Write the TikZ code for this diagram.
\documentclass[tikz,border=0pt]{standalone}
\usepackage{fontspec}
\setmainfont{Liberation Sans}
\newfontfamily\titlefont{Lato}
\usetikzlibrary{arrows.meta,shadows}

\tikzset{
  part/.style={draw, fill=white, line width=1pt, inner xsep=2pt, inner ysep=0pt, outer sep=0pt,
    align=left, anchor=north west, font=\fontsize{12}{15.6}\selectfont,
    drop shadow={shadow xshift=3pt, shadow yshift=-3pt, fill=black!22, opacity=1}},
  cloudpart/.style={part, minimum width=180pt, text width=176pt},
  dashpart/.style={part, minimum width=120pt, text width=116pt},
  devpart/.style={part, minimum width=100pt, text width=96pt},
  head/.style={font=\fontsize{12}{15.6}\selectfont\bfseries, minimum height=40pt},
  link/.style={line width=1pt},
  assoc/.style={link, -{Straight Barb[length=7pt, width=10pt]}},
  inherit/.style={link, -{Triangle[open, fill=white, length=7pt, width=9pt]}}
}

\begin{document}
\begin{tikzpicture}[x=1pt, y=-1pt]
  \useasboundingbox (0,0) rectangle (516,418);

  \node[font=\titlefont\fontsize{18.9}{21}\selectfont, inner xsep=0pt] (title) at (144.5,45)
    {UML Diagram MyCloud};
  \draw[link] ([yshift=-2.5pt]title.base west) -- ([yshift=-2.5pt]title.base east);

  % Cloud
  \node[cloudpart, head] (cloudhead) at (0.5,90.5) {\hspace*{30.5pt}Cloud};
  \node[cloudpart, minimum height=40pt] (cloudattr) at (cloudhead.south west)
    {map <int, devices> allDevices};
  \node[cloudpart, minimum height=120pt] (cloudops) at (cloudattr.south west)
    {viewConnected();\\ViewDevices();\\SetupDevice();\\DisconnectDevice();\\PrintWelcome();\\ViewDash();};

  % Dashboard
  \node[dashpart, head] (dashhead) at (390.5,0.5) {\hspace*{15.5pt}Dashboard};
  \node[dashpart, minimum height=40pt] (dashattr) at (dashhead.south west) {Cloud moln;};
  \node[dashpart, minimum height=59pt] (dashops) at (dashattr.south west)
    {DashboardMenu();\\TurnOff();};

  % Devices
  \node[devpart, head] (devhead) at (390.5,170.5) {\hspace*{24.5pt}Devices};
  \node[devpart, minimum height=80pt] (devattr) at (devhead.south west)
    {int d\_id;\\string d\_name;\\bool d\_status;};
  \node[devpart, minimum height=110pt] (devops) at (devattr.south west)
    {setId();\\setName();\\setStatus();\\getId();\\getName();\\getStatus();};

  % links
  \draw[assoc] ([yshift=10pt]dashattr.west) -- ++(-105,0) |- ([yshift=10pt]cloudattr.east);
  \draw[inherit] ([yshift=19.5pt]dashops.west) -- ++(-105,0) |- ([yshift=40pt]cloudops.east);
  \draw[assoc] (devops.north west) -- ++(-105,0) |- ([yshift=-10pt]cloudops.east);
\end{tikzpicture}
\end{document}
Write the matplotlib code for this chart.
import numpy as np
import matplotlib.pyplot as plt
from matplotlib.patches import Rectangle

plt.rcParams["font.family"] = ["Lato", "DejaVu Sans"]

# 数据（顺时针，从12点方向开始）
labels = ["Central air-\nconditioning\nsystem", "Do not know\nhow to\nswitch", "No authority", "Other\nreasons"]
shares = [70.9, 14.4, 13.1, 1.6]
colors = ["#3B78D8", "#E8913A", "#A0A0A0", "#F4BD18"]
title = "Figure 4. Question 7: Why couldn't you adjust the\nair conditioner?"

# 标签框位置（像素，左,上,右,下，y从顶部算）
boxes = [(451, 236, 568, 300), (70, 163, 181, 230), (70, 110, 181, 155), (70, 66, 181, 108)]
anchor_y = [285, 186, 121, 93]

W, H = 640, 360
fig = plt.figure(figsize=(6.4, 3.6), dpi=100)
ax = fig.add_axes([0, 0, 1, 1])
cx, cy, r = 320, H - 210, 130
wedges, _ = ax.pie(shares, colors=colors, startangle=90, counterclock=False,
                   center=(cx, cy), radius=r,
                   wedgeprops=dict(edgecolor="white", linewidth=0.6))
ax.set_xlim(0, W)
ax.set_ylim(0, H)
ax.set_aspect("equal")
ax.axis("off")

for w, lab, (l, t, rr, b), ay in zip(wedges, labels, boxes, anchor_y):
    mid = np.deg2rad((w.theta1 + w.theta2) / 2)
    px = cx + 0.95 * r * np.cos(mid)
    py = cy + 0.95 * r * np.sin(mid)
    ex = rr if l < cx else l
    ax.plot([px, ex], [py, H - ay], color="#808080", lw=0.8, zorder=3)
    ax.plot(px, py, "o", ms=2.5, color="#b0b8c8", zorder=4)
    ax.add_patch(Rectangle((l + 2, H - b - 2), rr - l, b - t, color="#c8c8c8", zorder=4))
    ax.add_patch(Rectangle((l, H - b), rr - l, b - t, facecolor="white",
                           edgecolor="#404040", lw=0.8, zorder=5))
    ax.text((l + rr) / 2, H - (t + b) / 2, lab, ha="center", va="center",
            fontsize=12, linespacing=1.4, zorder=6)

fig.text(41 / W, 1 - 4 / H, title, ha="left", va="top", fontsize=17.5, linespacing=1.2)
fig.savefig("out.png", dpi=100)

__________________________________________________

- WHAT THE TASK ASKS
Write out all of the records once more, exactly.

- FULL ANSWER
Write the TikZ code for this diagram.
\documentclass[tikz,border=0pt]{standalone}
\usepackage{fontspec}
\setmainfont{Liberation Sans}
\newfontfamily\titlefont{Lato}
\usetikzlibrary{arrows.meta,shadows}

\tikzset{
  part/.style={draw, fill=white, line width=1pt, inner xsep=2pt, inner ysep=0pt, outer sep=0pt,
    align=left, anchor=north west, font=\fontsize{12}{15.6}\selectfont,
    drop shadow={shadow xshift=3pt, shadow yshift=-3pt, fill=black!22, opacity=1}},
  cloudpart/.style={part, minimum width=180pt, text width=176pt},
  dashpart/.style={part, minimum width=120pt, text width=116pt},
  devpart/.style={part, minimum width=100pt, text width=96pt},
  head/.style={font=\fontsize{12}{15.6}\selectfont\bfseries, minimum height=40pt},
  link/.style={line width=1pt},
  assoc/.style={link, -{Straight Barb[length=7pt, width=10pt]}},
  inherit/.style={link, -{Triangle[open, fill=white, length=7pt, width=9pt]}}
}

\begin{document}
\begin{tikzpicture}[x=1pt, y=-1pt]
  \useasboundingbox (0,0) rectangle (516,418);

  \node[font=\titlefont\fontsize{18.9}{21}\selectfont, inner xsep=0pt] (title) at (144.5,45)
    {UML Diagram MyCloud};
  \draw[link] ([yshift=-2.5pt]title.base west) -- ([yshift=-2.5pt]title.base east);

  % Cloud
  \node[cloudpart, head] (cloudhead) at (0.5,90.5) {\hspace*{30.5pt}Cloud};
  \node[cloudpart, minimum height=40pt] (cloudattr) at (cloudhead.south west)
    {map <int, devices> allDevices};
  \node[cloudpart, minimum height=120pt] (cloudops) at (cloudattr.south west)
    {viewConnected();\\ViewDevices();\\SetupDevice();\\DisconnectDevice();\\PrintWelcome();\\ViewDash();};

  % Dashboard
  \node[dashpart, head] (dashhead) at (390.5,0.5) {\hspace*{15.5pt}Dashboard};
  \node[dashpart, minimum height=40pt] (dashattr) at (dashhead.south west) {Cloud moln;};
  \node[dashpart, minimum height=59pt] (dashops) at (dashattr.south west)
    {DashboardMenu();\\TurnOff();};

  % Devices
  \node[devpart, head] (devhead) at (390.5,170.5) {\hspace*{24.5pt}Devices};
  \node[devpart, minimum height=80pt] (devattr) at (devhead.south west)
    {int d\_id;\\string d\_name;\\bool d\_status;};
  \node[devpart, minimum height=110pt] (devops) at (devattr.south west)
    {setId();\\setName();\\setStatus();\\getId();\\getName();\\getStatus();};

  % links
  \draw[assoc] ([yshift=10pt]dashattr.west) -- ++(-105,0) |- ([yshift=10pt]cloudattr.east);
  \draw[inherit] ([yshift=19.5pt]dashops.west) -- ++(-105,0) |- ([yshift=40pt]cloudops.east);
  \draw[assoc] (devops.north west) -- ++(-105,0) |- ([yshift=-10pt]cloudops.east);
\end{tikzpicture}
\end{document}
Write the matplotlib code for this chart.
import numpy as np
import matplotlib.pyplot as plt
from matplotlib.patches import Rectangle

plt.rcParams["font.family"] = ["Lato", "DejaVu Sans"]

# 数据（顺时针，从12点方向开始）
labels = ["Central air-\nconditioning\nsystem", "Do not know\nhow to\nswitch", "No authority", "Other\nreasons"]
shares = [70.9, 14.4, 13.1, 1.6]
colors = ["#3B78D8", "#E8913A", "#A0A0A0", "#F4BD18"]
title = "Figure 4. Question 7: Why couldn't you adjust the\nair conditioner?"

# 标签框位置（像素，左,上,右,下，y从顶部算）
boxes = [(451, 236, 568, 300), (70, 163, 181, 230), (70, 110, 181, 155), (70, 66, 181, 108)]
anchor_y = [285, 186, 121, 93]

W, H = 640, 360
fig = plt.figure(figsize=(6.4, 3.6), dpi=100)
ax = fig.add_axes([0, 0, 1, 1])
cx, cy, r = 320, H - 210, 130
wedges, _ = ax.pie(shares, colors=colors, startangle=90, counterclock=False,
                   center=(cx, cy), radius=r,
                   wedgeprops=dict(edgecolor="white", linewidth=0.6))
ax.set_xlim(0, W)
ax.set_ylim(0, H)
ax.set_aspect("equal")
ax.axis("off")

for w, lab, (l, t, rr, b), ay in zip(wedges, labels, boxes, anchor_y):
    mid = np.deg2rad((w.theta1 + w.theta2) / 2)
    px = cx + 0.95 * r * np.cos(mid)
    py = cy + 0.95 * r * np.sin(mid)
    ex = rr if l < cx else l
    ax.plot([px, ex], [py, H - ay], color="#808080", lw=0.8, zorder=3)
    ax.plot(px, py, "o", ms=2.5, color="#b0b8c8", zorder=4)
    ax.add_patch(Rectangle((l + 2, H - b - 2), rr - l, b - t, color="#c8c8c8", zorder=4))
    ax.add_patch(Rectangle((l, H - b), rr - l, b - t, facecolor="white",
                           edgecolor="#404040", lw=0.8, zorder=5))
    ax.text((l + rr) / 2, H - (t + b) / 2, lab, ha="center", va="center",
            fontsize=12, linespacing=1.4, zorder=6)

fig.text(41 / W, 1 - 4 / H, title, ha="left", va="top", fontsize=17.5, linespacing=1.2)
fig.savefig("out.png", dpi=100)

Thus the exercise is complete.